Sheesh -- when I was in high school I played sports & also worked at a hardware store, mainly because outside of academics I had so much free time I didn't know what to do with myself.
I also learned to play guitar, did a lot of turkey hunting, drove to Athens GA & bluffed my way into music clubs, etc. etc. . . .
Posted by: Twn at May 30, 2004 1:55 PMRobert:
Same here, which is exactly why I don't plan to allow my children the same freedom, or at least not at the same age.
When I think back, with the wisdom of experience, to what I used to do with the assumption of safety... Wow.

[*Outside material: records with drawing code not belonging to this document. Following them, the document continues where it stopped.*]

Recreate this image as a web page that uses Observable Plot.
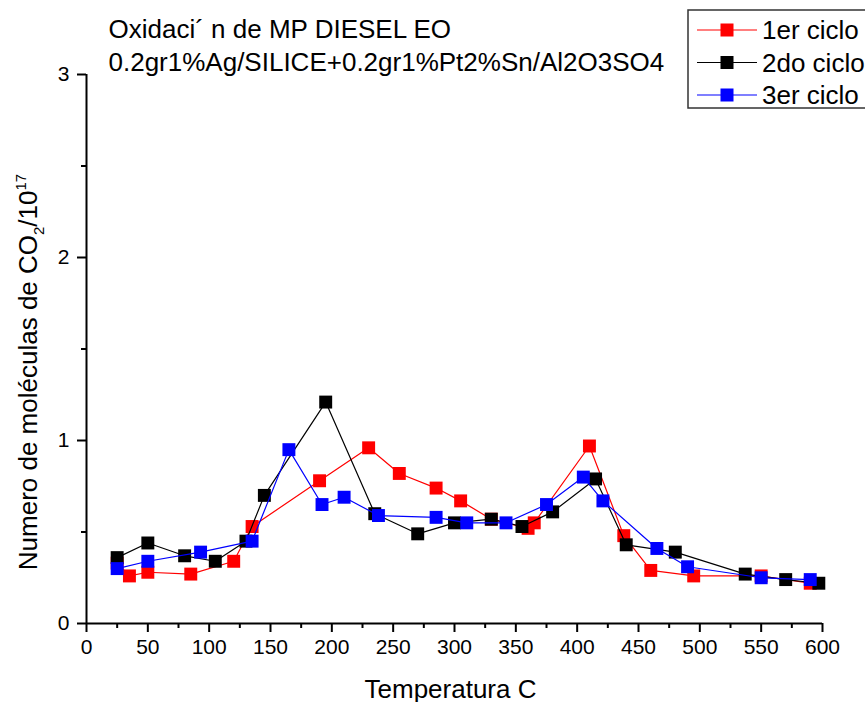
<!DOCTYPE html>
<html>
<head>
<meta charset="utf-8">
<script src="https://cdn.jsdelivr.net/npm/d3@7"></script>
<script src="https://cdn.jsdelivr.net/npm/@observablehq/plot@0.6"></script>
<style>
  html, body { margin: 0; padding: 0; background: #fff; }
  #chart { position: relative; width: 865px; height: 702px; }
</style>
</head>
<body>
<div id="chart"></div>
<script>
// ---- data ----
const titleLines = ["Oxidaci\u00B4 n de MP DIESEL EO", "0.2gr1%Ag/SILICE+0.2gr1%Pt2%Sn/Al2O3SO4"];
const xLabel = "Temperatura C";
const seriesNames = ["1er ciclo", "2do ciclo", "3er ciclo"];
const seriesColors = ["#ff0000", "#000000", "#0000ff"];

const temp1 = [25, 35, 50, 85, 120, 135, 190, 230, 255, 285, 305, 330, 360, 365, 410, 438, 460, 495, 550, 590];
const co2_1 = [0.33, 0.26, 0.28, 0.27, 0.34, 0.53, 0.78, 0.96, 0.82, 0.74, 0.67, 0.57, 0.52, 0.55, 0.97, 0.48, 0.29, 0.26, 0.26, 0.22];

const temp2 = [25, 50, 80, 105, 130, 145, 195, 235, 270, 300, 330, 355, 380, 415, 440, 480, 537, 570, 597];
const co2_2 = [0.36, 0.44, 0.37, 0.34, 0.45, 0.70, 1.21, 0.60, 0.49, 0.55, 0.57, 0.53, 0.61, 0.79, 0.43, 0.39, 0.27, 0.24, 0.22];

const temp3 = [25, 50, 93, 135, 165, 192, 210, 238, 285, 310, 342, 375, 405, 421, 465, 490, 550, 590];
const co2_3 = [0.30, 0.34, 0.39, 0.45, 0.95, 0.65, 0.69, 0.59, 0.58, 0.55, 0.55, 0.65, 0.80, 0.67, 0.41, 0.31, 0.25, 0.24];

const xTicks = [0, 50, 100, 150, 200, 250, 300, 350, 400, 450, 500, 550, 600];
const xMinor = [25, 75, 125, 175, 225, 275, 325, 375, 425, 475, 525, 575];
const yTicks = [0, 1, 2, 3];
const yMinor = [0.5, 1.5, 2.5];

// ---- build ----
const temps = [temp1, temp2, temp3];
const vals = [co2_1, co2_2, co2_3];
const series = seriesNames.map((name, i) => temps[i].map((t, j) => ({t, v: vals[i][j], name})));

const font = "'Liberation Sans', Arial, sans-serif";
const seriesMarks = series.flatMap((data, i) => [
  Plot.line(data, {x: "t", y: "v", stroke: seriesColors[i], strokeWidth: 1.2}),
  Plot.dot(data, {x: "t", y: "v", symbol: "square", r: 7.3, fill: seriesColors[i], stroke: "none"})
]);

const svg = Plot.plot({
  width: 865,
  height: 702,
  marginLeft: 86,
  marginRight: 43,
  marginTop: 74,
  marginBottom: 79,
  style: {fontFamily: font, fontSize: "21px", color: "#000", background: "#fff", overflow: "visible"},
  x: {domain: [0, 600]},
  y: {domain: [0, 3]},
  marks: [
    Plot.axisX({ticks: xTicks, tickSize: 9, tickPadding: 7, label: null, strokeWidth: 2, fontSize: 21, tickFormat: d3.format("d")}),
    Plot.axisX({ticks: xMinor, tickSize: 5, tickFormat: () => "", label: null, strokeWidth: 2}),
    Plot.axisY({ticks: yTicks, tickSize: 9, tickPadding: 8, label: null, strokeWidth: 2, fontSize: 21, tickFormat: d3.format("d")}),
    Plot.axisY({ticks: yMinor, tickSize: 5, tickFormat: () => "", label: null, strokeWidth: 2}),
    Plot.ruleX([0], {stroke: "#000", strokeWidth: 2}),
    Plot.ruleY([0], {stroke: "#000", strokeWidth: 2}),
    ...seriesMarks,
    Plot.text([titleLines.join("\n")], {frameAnchor: "top-left", text: d => d, textAnchor: "start", lineAnchor: "top", lineHeight: 1.24, dx: 22, dy: -59, fontSize: 26, fill: "#000"}),
    Plot.text([xLabel], {frameAnchor: "bottom", text: d => d, lineAnchor: "bottom", dx: -4, dy: 74, fontSize: 26, fill: "#000"})
  ]
});

const s = d3.select(svg);
// y-axis label with subscript/superscript
const yl = s.append("text")
  .attr("transform", "translate(37,372) rotate(-90)")
  .attr("text-anchor", "middle")
  .attr("font-family", font)
  .attr("font-size", 26)
  .attr("fill", "#000");
yl.append("tspan").text("Numero de mol\u00E9culas de CO");
yl.append("tspan").attr("font-size", 15).attr("dy", 7).text("2");
yl.append("tspan").attr("dy", -7).text("/10");
yl.append("tspan").attr("font-size", 15).attr("dy", -11).text("17");

// legend
const lg = s.append("g").attr("font-family", font).attr("font-size", 26).attr("text-anchor", "start");
lg.append("rect").attr("x", 688).attr("y", 10).attr("width", 190).attr("height", 98)
  .attr("fill", "#fff").attr("stroke", "#333").attr("stroke-width", 1.5);
seriesNames.forEach((name, i) => {
  const cy = 30 + i * 32.5;
  lg.append("line").attr("x1", 697).attr("x2", 757).attr("y1", cy).attr("y2", cy)
    .attr("stroke", seriesColors[i]).attr("stroke-width", 1.2);
  lg.append("rect").attr("x", 727 - 6.5).attr("y", cy - 6.5).attr("width", 13).attr("height", 13)
    .attr("fill", seriesColors[i]);
  lg.append("text").attr("x", 762).attr("y", cy + 9).attr("fill", "#000").attr("text-anchor", "start").text(name);
});

document.getElementById("chart").appendChild(svg);
</script>
</body>
</html>
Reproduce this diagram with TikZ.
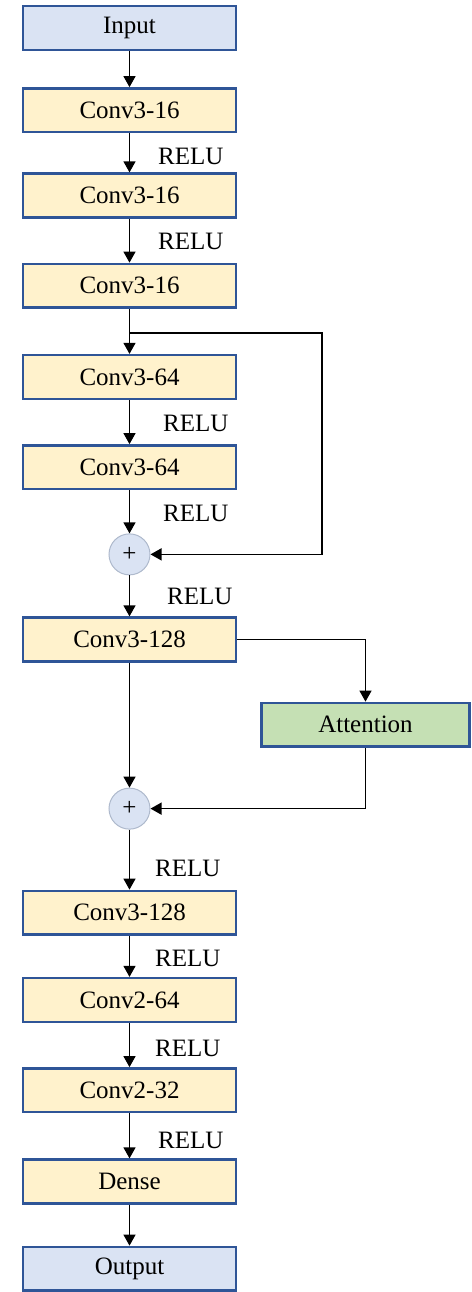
\documentclass[tikz,border=0pt]{standalone}
\usepackage{fontspec}
\setmainfont{Liberation Serif}
\usetikzlibrary{positioning,arrows.meta}

\definecolor{ioblue}{HTML}{DAE3F3}
\definecolor{convyellow}{HTML}{FFF2CC}
\definecolor{attgreen}{HTML}{C5E0B4}
\definecolor{boxedge}{HTML}{2F5597}
\definecolor{addedge}{HTML}{AEB9CC}

\tikzset{
  layer/.style={draw=boxedge, line width=2.5pt, minimum width=213pt,
    minimum height=43.75pt, inner sep=0pt, font=\fontsize{25}{30}\selectfont},
  io/.style={layer, fill=ioblue},
  conv/.style={layer, fill=convyellow},
  attn/.style={layer, fill=attgreen, minimum width=208pt},
  adder/.style={circle, draw=addedge, fill=ioblue, line width=1pt,
    minimum size=41pt, inner sep=0pt, font=\fontsize{25}{30}\selectfont},
  relu/.style={anchor=west, inner sep=0pt, font=\fontsize{25}{30}\selectfont},
  arr/.style={-{Triangle[width=12pt,length=11pt]}, line width=1.3pt},
}

\begin{document}
\begin{tikzpicture}
  \useasboundingbox (0,0) rectangle (471pt,-1292pt);

  % Input and first conv block
  \node[io] (input) at (129.5pt,-28pt) {Input};
  \node[conv, below=36pt of input] (c1) {Conv3-16};
  \node[conv, below=39pt of c1] (c2) {Conv3-16};
  \node[conv, below=44pt of c2] (c3) {Conv3-16};

  % Residual block
  \coordinate[below=24pt of c3] (split1);
  \coordinate[right=192.5pt of split1] (skip1);
  \node[conv, below=45pt of c3] (c4) {Conv3-64};
  \node[conv, below=44pt of c4] (c5) {Conv3-64};
  \node[adder, below=43pt of c5] (add1) {+};
  \node[conv, below=41pt of add1] (c6) {Conv3-128};

  % Attention branch
  \node[attn, below right=39pt and 23pt of c6] (att) {Attention};
  \node[adder, below=125pt of c6] (add2) {+};

  % Tail
  \node[conv, below=60pt of add2] (c7) {Conv3-128};
  \node[conv, below=41pt of c7] (c8) {Conv2-64};
  \node[conv, below=44pt of c8] (c9) {Conv2-32};
  \node[conv, below=45pt of c9] (dense) {Dense};
  \node[io, below=41pt of dense] (output) {Output};

  % Main path
  \draw[arr] (input) -- (c1);
  \draw[arr] (c1) -- node[relu, xshift=28pt, yshift=-4pt] {RELU} (c2);
  \draw[arr] (c2) -- node[relu, xshift=28pt, yshift=-1pt] {RELU} (c3);
  \draw[arr] (c3) -- (c4);
  \draw[arr] (c4) -- node[relu, xshift=33pt, yshift=-1pt] {RELU} (c5);
  \draw[arr] (c5) -- node[relu, xshift=33pt, yshift=-2pt] {RELU} (add1);
  \draw[arr] (add1) -- node[relu, xshift=37pt, yshift=-1pt] {RELU} (c6);
  \draw[arr] (c6) -- (add2);
  \draw[arr] (add2) -- node[relu, xshift=25pt, yshift=-9pt] {RELU} (c7);
  \draw[arr] (c7) -- node[relu, xshift=25pt, yshift=-2pt] {RELU} (c8);
  \draw[arr] (c8) -- node[relu, xshift=25pt, yshift=-3pt] {RELU} (c9);
  \draw[arr] (c9) -- node[relu, xshift=28pt, yshift=-5pt] {RELU} (dense);
  \draw[arr] (dense) -- (output);

  % Skip and attention connections
  \draw[arr] (split1) -- (skip1) |- (add1);
  \draw[arr] (c6) -| (att);
  \draw[arr] (att) |- (add2);
\end{tikzpicture}
\end{document}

Posted by: Michael Herdegen at May 31, 2004 5:15 AMThe one that gets me is allowing children to lie around the house all day with their Game Boys and only to go out to play when the spirit moves them. Neither I nor my friends were allowed to hang around the house during the day (granted there was much less to do there). There was a lot of boredom (the modern child abuse), but also hours and hours of unplanned, unregulated exercise and socializing.
This is a constant topic of discussion at Casa Burnet, and I usually end up caving in to the taunts about being a dinosaur and the threats to call the Child Protection Agency. I fully realize that being pre-occupied with such things is a sign of incipient senility, but cheesh!
The other modern trend I love is how easily modern parents will allow their kids to stay home from school and take what are in effect mental health days.
Posted by: Peter B at May 31, 2004 6:41 AMYou're right Peter. We had to work hard for our mental health days, faking illness and injury.
Posted by: Robert Duquette at May 31, 2004 11:13 AMI suspect that the suppression of adventure courses didn't have much effect on national obesity rates.
I was reading a history of Tate & Lyle, the big English sugar company, and there was an anecdote from around 1940 in which a company executive, being chummy with the lads, invited them out to a pub for a couple of slices of bread and dripping.
Hard to imagine that happening today.
Posted by: Harry Eagar at May 31, 2004 5:46 PMRobert:
You are right. Our blessed mothers, being completely committed to us and sacrificing all for us, understood well when we became lying little nits.